El tono disruptivo de Ebrard ha servido a Sheinbaum para mostrarse también como una discípula obediente de las reglas de la contienda interna establecidas por López Obrador, que ha asumido el rol de director de la orquesta sucesoria. Si en Tijuana una regidora quería hablar por el micrófono en su mitin, la exmandataria le decía que eso fue prohibido por el Consejo Nacional de Morena: “Las reglas de nuestro partido son muy claras: no podemos mezclarnos quien esté en el Gobierno ahorita y quienes estamos en el movimiento”. Si el excanciller —su rival más aguerrido— insistía en los debates, ella se remitía a los acuerdos: “Es muy claro en el documento que no es momento para el debate interno, o que el debate interno a quien va a fortalecer es a nuestros adversarios políticos. Así se nos dijo y así lo firmamos”. Si Ebrard volvía a buscar una oportunidad para hablar de sus propuestas de campaña, ella lo frenaba: “No se trata en este momento de debatir entre nosotros, sino más bien de poner [por delante] los logros de la Cuarta transformación, qué representa su continuidad y por qué no debe haber regresiones al pasado”.

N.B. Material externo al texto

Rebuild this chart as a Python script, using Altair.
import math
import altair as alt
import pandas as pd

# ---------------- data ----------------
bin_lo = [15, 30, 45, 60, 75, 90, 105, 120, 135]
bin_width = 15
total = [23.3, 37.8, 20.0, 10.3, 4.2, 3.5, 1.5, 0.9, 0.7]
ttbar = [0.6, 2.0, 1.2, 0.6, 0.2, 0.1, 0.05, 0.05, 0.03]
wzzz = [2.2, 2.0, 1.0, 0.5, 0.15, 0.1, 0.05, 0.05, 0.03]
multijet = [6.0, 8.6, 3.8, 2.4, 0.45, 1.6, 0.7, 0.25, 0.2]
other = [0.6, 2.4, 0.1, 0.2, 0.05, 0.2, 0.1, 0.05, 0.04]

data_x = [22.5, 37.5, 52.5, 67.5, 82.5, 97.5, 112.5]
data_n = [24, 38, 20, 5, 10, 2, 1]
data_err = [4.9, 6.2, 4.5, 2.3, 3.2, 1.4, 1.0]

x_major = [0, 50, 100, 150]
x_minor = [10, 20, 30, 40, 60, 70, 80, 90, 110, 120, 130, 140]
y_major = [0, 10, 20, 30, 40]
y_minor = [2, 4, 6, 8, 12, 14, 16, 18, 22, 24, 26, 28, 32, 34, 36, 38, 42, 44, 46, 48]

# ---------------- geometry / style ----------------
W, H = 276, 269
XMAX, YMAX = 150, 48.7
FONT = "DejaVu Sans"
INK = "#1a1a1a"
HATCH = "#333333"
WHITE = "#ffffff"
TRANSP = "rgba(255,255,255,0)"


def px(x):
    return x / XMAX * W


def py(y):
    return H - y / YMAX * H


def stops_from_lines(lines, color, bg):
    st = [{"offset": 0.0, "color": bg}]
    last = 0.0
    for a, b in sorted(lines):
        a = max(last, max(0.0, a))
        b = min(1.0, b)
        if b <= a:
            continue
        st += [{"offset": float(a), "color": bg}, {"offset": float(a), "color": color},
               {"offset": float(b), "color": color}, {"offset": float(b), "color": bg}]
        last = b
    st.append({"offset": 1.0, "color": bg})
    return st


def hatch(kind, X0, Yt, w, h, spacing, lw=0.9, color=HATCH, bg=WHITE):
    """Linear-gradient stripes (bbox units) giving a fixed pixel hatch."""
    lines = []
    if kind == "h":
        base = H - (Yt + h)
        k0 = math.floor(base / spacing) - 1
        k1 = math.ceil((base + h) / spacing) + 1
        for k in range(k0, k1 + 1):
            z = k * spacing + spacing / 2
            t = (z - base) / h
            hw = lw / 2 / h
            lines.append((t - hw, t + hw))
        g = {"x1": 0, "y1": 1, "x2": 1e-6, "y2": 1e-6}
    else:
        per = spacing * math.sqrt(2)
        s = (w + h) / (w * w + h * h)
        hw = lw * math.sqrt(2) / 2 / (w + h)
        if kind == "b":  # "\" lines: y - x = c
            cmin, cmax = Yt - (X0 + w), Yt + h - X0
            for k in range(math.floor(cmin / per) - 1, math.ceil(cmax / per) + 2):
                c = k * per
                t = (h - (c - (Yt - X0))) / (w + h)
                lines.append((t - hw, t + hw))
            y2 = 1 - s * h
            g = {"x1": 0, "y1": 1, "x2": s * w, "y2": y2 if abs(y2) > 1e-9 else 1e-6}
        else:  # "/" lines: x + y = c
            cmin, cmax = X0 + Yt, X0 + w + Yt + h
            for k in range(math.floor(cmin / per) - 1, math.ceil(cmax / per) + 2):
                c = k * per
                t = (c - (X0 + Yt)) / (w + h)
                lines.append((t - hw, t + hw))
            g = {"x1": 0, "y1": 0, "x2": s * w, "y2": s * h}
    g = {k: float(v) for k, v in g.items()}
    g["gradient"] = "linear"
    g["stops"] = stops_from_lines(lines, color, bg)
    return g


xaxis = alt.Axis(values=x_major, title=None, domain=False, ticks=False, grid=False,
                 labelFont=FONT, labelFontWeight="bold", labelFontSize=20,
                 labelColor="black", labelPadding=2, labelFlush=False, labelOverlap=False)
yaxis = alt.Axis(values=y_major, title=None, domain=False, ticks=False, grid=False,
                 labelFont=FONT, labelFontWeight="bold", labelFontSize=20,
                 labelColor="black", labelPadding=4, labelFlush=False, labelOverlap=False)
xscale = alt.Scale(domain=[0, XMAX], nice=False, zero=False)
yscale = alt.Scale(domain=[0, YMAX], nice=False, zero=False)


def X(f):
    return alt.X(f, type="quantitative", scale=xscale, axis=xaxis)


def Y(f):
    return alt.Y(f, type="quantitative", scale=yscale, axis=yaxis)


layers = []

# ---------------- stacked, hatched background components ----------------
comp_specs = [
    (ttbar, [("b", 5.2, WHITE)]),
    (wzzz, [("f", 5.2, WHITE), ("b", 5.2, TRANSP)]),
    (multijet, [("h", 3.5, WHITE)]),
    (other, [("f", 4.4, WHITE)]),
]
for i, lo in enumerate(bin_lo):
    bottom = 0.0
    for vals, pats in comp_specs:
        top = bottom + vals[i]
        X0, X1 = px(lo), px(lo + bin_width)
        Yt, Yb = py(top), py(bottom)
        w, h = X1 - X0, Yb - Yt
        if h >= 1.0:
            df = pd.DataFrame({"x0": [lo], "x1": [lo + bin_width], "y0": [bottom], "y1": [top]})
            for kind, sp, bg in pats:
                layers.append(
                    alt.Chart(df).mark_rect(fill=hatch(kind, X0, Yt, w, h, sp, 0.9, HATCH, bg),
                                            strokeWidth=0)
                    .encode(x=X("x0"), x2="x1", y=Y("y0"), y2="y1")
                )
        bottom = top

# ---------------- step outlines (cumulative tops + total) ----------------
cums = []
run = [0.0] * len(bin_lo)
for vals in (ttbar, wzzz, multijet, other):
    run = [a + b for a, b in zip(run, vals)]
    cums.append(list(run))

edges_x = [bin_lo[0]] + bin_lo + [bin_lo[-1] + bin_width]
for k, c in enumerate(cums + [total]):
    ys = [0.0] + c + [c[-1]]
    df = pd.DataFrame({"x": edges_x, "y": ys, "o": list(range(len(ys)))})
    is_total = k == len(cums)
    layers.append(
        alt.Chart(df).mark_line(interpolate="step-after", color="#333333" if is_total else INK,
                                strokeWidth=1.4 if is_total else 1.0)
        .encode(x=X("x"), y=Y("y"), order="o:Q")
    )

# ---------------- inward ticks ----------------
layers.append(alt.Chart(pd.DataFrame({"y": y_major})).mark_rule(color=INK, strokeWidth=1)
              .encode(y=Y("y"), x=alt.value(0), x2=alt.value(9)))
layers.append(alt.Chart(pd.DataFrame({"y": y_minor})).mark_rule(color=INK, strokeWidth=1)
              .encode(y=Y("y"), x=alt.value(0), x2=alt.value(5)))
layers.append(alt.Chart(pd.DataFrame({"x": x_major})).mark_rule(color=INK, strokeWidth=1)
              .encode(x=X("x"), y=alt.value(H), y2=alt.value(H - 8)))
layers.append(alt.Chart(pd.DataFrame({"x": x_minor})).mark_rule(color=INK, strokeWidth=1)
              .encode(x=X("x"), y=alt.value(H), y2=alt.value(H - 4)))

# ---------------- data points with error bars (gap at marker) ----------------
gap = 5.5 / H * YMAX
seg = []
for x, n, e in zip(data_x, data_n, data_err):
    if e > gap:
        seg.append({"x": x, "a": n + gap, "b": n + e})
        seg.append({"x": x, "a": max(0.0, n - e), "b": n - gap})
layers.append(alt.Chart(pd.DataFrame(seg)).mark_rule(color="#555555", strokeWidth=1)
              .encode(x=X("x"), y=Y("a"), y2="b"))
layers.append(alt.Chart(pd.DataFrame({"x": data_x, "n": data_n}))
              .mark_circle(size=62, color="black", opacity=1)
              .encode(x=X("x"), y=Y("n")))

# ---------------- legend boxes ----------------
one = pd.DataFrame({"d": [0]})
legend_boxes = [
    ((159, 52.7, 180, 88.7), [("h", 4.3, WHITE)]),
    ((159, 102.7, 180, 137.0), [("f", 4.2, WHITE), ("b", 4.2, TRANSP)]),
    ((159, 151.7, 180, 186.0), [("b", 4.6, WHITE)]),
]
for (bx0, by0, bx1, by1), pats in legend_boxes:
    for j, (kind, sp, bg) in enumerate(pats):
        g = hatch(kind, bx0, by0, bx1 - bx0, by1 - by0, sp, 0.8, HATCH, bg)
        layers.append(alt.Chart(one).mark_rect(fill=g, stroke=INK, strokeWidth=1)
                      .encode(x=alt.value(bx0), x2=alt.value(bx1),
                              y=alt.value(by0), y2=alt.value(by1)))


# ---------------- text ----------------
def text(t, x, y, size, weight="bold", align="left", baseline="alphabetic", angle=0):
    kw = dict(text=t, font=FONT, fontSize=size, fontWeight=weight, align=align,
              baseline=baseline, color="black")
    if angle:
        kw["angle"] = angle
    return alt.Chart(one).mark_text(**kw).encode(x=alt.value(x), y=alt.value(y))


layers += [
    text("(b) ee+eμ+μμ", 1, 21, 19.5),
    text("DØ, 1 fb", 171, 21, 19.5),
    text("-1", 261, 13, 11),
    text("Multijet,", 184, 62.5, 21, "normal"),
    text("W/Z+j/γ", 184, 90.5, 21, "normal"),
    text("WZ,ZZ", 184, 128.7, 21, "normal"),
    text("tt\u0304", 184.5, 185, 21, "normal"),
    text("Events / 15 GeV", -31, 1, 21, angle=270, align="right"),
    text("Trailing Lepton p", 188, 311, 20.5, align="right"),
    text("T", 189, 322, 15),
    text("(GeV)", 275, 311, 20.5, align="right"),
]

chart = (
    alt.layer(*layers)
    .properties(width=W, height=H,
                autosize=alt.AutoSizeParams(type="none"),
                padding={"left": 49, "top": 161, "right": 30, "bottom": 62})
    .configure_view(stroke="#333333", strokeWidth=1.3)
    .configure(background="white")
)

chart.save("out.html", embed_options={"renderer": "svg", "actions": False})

Sheinbaum ha procurado eliminar de sus discursos la palabra “cambio”, como si mencionarla significara una claudicación del camino trazado por López Obrador. Mejor promete que pondrá un “sello propio” a su Administración, si gana en la encuesta y gana la elección presidencial de 2024. Por ahora, la mayor prueba para la exmandataria parece ser cuidar el molde del líder, usarlo sin romperlo, lustrarlo con cada alabanza, para después, por fin, devolverlo a su lugar en la historia.